_Aim_:
Repeat, exactly and only, the lines from the beginning of the data through the line with "plt.rcParams['font.family'] = ['Lato', 'DejaVu". Pictures are left out.

--- Start of Dataset excerpts ---

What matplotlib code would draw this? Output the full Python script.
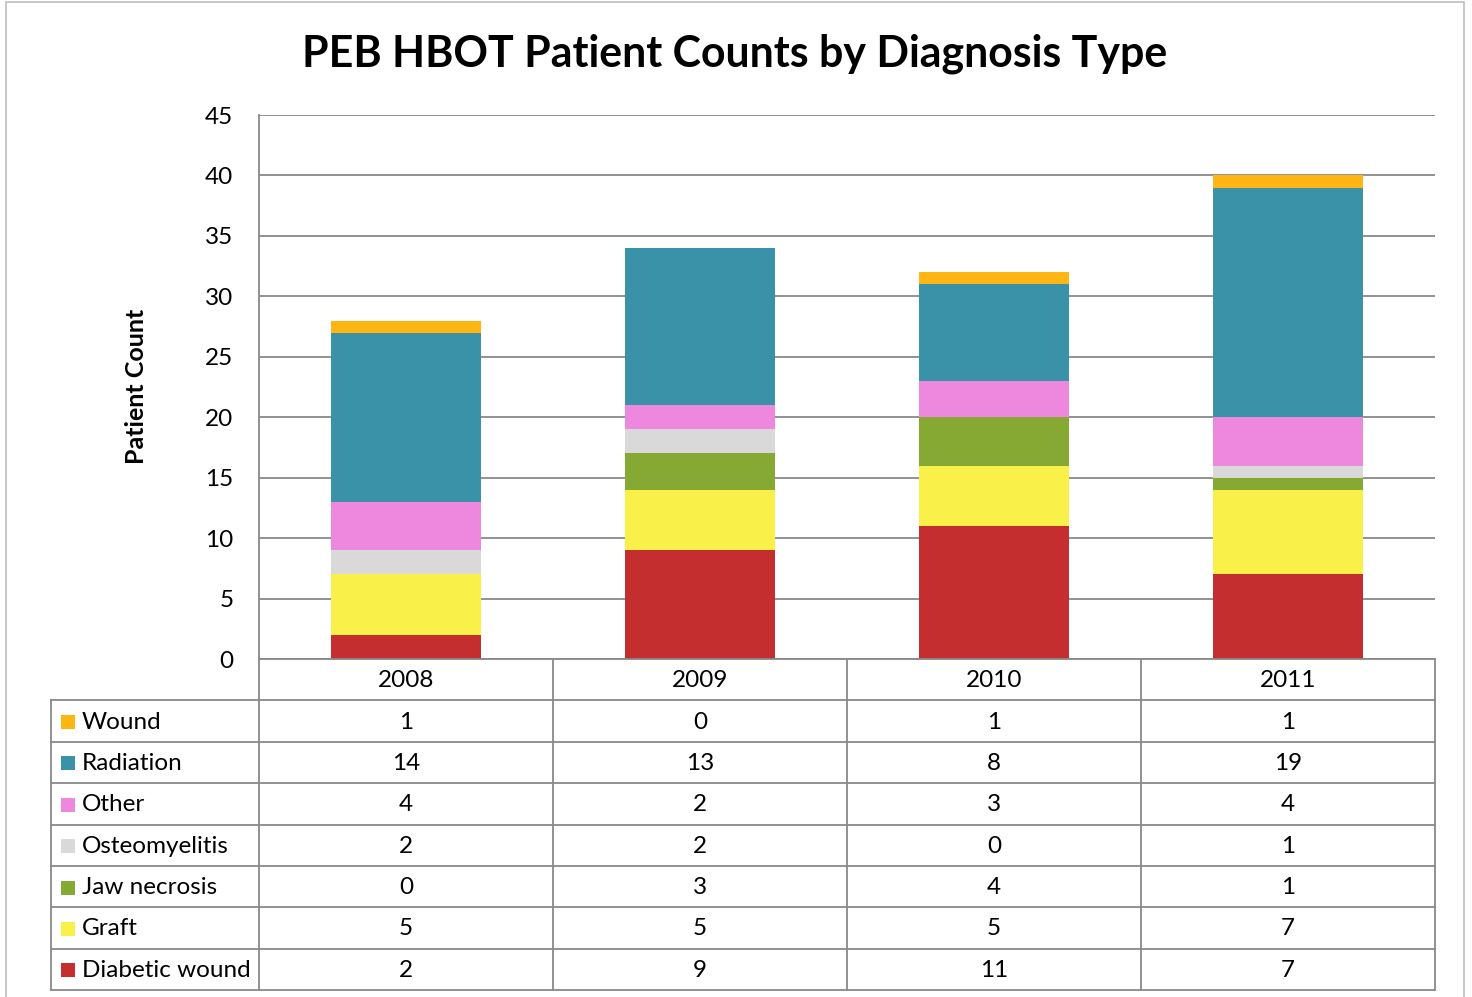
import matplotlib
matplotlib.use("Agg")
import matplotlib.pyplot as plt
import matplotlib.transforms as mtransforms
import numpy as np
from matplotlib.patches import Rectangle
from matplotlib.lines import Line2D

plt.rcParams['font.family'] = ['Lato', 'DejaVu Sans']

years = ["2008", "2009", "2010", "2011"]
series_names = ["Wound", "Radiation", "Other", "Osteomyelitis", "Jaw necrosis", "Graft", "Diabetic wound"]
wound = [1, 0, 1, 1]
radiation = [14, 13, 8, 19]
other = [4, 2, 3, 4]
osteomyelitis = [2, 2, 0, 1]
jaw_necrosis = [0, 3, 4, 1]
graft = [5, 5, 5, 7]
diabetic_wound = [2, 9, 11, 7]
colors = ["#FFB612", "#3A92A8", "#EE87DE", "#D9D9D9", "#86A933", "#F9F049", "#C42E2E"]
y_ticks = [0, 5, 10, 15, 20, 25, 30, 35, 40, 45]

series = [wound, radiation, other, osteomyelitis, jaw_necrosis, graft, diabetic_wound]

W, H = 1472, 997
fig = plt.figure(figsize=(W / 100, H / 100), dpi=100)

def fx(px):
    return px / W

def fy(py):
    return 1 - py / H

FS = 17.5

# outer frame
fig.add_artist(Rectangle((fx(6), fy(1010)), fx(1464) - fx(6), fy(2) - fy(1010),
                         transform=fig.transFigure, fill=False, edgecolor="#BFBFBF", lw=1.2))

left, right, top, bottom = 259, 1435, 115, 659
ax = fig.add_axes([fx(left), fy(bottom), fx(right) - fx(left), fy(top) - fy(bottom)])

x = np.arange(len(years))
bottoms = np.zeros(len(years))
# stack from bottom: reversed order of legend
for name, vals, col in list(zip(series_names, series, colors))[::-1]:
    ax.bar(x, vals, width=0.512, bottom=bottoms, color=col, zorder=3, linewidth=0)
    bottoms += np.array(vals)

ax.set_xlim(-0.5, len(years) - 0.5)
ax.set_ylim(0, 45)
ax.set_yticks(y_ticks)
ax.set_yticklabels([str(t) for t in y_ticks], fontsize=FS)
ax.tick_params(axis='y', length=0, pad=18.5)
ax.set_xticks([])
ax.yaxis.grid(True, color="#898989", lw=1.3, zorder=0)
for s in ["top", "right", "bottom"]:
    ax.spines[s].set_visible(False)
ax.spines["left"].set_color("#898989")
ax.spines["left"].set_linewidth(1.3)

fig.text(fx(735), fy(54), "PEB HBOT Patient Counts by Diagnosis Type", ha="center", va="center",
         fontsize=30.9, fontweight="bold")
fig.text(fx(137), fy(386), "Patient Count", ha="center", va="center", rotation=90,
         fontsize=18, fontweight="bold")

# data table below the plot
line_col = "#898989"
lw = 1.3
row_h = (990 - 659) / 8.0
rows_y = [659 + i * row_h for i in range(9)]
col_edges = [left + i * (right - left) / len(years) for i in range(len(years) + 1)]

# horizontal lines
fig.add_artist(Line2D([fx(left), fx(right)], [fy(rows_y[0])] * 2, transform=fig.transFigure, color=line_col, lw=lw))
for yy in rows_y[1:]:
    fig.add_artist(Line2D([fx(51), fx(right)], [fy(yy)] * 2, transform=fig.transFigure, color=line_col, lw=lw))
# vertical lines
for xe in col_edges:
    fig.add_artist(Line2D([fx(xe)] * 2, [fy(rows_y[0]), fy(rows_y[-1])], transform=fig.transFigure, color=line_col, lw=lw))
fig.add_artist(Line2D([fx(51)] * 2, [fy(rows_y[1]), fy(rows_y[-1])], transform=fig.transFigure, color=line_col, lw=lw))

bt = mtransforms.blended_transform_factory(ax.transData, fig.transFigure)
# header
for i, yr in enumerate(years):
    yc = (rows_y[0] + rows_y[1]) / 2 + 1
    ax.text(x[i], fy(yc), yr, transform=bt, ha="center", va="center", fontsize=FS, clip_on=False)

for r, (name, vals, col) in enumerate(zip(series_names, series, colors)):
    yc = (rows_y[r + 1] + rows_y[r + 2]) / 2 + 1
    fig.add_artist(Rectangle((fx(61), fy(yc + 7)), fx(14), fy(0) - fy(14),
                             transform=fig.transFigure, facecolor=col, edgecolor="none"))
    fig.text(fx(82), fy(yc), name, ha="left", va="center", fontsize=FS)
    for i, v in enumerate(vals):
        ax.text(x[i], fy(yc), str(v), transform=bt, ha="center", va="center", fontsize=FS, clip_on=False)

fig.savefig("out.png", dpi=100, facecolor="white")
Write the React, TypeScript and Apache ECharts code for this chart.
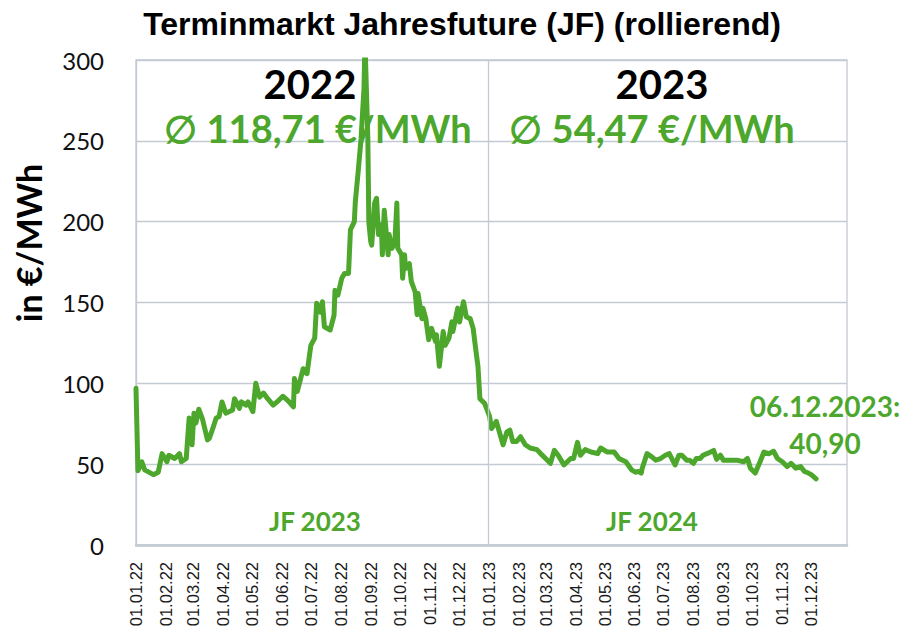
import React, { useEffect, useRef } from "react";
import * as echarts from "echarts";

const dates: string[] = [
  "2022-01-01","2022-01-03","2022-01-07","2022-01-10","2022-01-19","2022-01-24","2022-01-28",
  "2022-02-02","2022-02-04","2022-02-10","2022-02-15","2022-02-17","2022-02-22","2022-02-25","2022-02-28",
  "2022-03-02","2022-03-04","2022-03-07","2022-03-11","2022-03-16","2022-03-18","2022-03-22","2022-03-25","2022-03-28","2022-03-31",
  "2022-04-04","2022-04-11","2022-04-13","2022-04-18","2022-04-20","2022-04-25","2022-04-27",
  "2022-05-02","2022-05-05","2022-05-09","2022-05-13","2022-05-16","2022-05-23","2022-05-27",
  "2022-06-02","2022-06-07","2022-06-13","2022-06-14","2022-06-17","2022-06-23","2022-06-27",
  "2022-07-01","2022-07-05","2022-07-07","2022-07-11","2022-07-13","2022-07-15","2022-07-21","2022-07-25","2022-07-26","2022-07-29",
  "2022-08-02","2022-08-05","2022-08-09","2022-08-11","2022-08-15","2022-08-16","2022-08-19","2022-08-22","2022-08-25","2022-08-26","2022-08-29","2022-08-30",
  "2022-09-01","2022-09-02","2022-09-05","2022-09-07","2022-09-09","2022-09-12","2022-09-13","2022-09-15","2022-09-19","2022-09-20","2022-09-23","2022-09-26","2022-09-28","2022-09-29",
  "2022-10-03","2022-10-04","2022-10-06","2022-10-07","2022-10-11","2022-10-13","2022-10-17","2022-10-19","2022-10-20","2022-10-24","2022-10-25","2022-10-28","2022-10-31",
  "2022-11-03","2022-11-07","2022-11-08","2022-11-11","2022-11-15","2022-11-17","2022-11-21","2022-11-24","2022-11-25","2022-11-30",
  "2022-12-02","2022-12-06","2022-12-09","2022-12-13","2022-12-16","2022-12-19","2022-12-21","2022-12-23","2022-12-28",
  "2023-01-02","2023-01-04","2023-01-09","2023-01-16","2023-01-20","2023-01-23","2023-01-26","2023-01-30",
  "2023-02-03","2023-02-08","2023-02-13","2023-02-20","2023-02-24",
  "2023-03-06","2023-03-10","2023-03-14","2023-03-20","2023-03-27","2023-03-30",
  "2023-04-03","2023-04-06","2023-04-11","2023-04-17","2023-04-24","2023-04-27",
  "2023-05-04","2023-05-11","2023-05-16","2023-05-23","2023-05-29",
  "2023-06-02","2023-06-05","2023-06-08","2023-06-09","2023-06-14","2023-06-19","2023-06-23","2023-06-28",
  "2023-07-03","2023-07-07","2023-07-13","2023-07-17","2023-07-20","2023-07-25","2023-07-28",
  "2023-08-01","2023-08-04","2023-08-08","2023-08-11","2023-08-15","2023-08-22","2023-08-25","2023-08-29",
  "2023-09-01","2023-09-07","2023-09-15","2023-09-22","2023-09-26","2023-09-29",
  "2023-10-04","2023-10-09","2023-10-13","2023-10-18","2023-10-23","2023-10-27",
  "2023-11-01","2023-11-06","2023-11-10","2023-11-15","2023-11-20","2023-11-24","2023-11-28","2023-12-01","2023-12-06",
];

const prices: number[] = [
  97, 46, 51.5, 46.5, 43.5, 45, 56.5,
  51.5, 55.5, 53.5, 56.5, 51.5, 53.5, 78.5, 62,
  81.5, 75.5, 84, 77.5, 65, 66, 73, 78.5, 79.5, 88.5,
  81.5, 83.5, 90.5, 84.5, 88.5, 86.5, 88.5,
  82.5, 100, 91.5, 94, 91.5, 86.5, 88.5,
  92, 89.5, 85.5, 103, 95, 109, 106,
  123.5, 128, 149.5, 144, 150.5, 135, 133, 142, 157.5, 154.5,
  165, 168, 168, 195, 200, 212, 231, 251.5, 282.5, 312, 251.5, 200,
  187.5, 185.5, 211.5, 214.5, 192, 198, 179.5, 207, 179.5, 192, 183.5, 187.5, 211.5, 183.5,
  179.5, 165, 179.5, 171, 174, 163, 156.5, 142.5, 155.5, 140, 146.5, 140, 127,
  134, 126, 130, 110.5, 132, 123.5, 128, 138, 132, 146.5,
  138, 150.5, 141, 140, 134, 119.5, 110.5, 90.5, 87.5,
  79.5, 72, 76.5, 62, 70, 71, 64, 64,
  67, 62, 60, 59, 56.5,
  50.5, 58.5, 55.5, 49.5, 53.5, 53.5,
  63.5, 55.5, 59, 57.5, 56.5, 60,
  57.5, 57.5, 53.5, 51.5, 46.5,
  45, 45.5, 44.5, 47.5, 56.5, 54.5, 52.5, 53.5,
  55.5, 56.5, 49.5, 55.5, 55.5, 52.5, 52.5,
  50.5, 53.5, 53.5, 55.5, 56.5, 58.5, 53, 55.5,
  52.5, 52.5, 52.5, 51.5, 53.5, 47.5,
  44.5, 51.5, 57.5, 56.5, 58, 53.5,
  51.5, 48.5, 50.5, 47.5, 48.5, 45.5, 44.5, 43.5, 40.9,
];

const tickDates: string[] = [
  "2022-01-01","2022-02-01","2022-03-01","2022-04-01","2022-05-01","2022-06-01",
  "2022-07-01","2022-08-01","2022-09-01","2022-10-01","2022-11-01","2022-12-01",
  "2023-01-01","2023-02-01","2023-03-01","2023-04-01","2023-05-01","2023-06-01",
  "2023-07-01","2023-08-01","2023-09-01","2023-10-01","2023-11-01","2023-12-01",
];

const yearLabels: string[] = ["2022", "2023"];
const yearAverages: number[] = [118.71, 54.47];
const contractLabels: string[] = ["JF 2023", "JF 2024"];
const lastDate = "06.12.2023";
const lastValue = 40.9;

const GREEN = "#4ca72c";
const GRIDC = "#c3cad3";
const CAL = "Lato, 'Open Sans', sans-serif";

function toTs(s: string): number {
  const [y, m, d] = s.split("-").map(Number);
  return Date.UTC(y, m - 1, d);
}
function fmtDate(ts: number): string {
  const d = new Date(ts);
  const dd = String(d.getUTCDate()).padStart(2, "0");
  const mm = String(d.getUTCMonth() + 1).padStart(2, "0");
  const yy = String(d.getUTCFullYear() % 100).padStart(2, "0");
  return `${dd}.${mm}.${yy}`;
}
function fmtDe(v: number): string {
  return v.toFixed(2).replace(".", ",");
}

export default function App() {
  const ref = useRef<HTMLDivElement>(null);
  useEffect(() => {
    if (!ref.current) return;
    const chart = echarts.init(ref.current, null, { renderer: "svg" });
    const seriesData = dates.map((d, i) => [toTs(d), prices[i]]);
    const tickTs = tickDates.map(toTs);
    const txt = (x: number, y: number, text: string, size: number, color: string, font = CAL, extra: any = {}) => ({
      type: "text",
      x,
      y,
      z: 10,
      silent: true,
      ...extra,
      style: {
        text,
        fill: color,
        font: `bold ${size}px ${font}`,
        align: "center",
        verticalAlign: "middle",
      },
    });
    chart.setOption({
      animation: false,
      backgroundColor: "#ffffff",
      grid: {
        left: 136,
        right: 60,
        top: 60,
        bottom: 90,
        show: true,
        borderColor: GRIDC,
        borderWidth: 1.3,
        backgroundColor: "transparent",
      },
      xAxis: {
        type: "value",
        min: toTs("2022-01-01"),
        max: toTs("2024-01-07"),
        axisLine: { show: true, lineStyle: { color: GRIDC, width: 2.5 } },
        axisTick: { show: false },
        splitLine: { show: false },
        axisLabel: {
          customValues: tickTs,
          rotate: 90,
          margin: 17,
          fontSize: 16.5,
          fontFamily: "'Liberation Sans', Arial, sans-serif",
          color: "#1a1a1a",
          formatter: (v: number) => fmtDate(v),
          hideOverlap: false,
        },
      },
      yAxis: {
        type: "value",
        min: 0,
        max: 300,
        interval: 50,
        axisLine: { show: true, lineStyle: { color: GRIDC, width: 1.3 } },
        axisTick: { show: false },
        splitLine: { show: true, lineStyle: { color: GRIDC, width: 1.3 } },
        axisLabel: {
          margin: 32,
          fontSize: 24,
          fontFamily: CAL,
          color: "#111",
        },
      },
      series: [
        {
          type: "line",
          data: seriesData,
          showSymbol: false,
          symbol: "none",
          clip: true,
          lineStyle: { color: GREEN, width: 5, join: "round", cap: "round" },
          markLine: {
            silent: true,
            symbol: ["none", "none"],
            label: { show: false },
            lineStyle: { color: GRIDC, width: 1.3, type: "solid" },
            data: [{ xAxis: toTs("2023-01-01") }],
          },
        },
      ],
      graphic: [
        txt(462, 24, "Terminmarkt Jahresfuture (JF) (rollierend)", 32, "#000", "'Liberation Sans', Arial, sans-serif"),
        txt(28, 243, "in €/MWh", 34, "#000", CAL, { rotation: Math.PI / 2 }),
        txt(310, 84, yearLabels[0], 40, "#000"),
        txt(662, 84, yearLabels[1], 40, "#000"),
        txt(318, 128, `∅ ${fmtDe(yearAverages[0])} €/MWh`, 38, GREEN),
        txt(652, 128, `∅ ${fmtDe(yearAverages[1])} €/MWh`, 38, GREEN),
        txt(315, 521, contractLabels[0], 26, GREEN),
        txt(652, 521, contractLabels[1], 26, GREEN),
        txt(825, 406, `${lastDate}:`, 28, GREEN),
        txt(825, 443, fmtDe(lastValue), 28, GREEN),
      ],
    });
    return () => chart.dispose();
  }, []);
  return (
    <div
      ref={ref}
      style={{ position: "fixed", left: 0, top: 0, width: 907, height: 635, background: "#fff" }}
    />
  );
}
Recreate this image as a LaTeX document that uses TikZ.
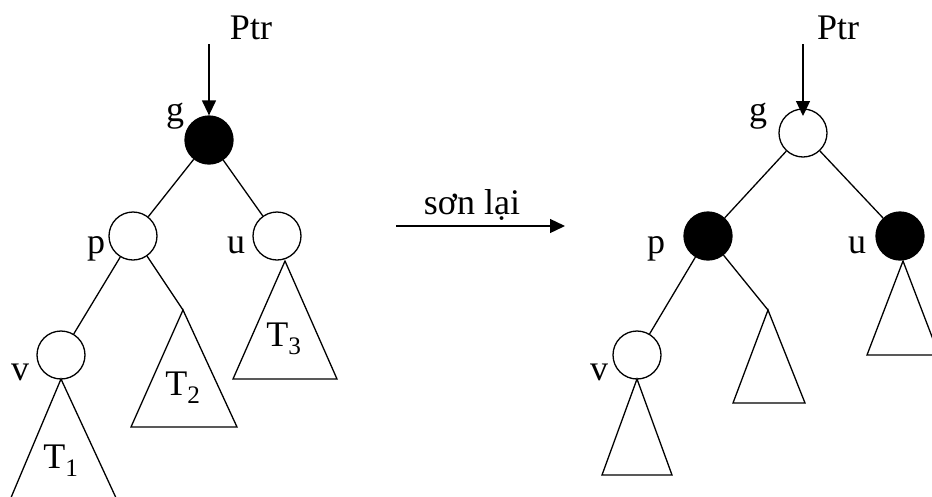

--- End of Dataset excerpts ---

_Task response_:
What matplotlib code would draw this? Output the full Python script.
import matplotlib
matplotlib.use("Agg")
import matplotlib.pyplot as plt
import matplotlib.transforms as mtransforms
import numpy as np
from matplotlib.patches import Rectangle
from matplotlib.lines import Line2D

plt.rcParams['font.family'] = ['Lato', 'DejaVu Sans']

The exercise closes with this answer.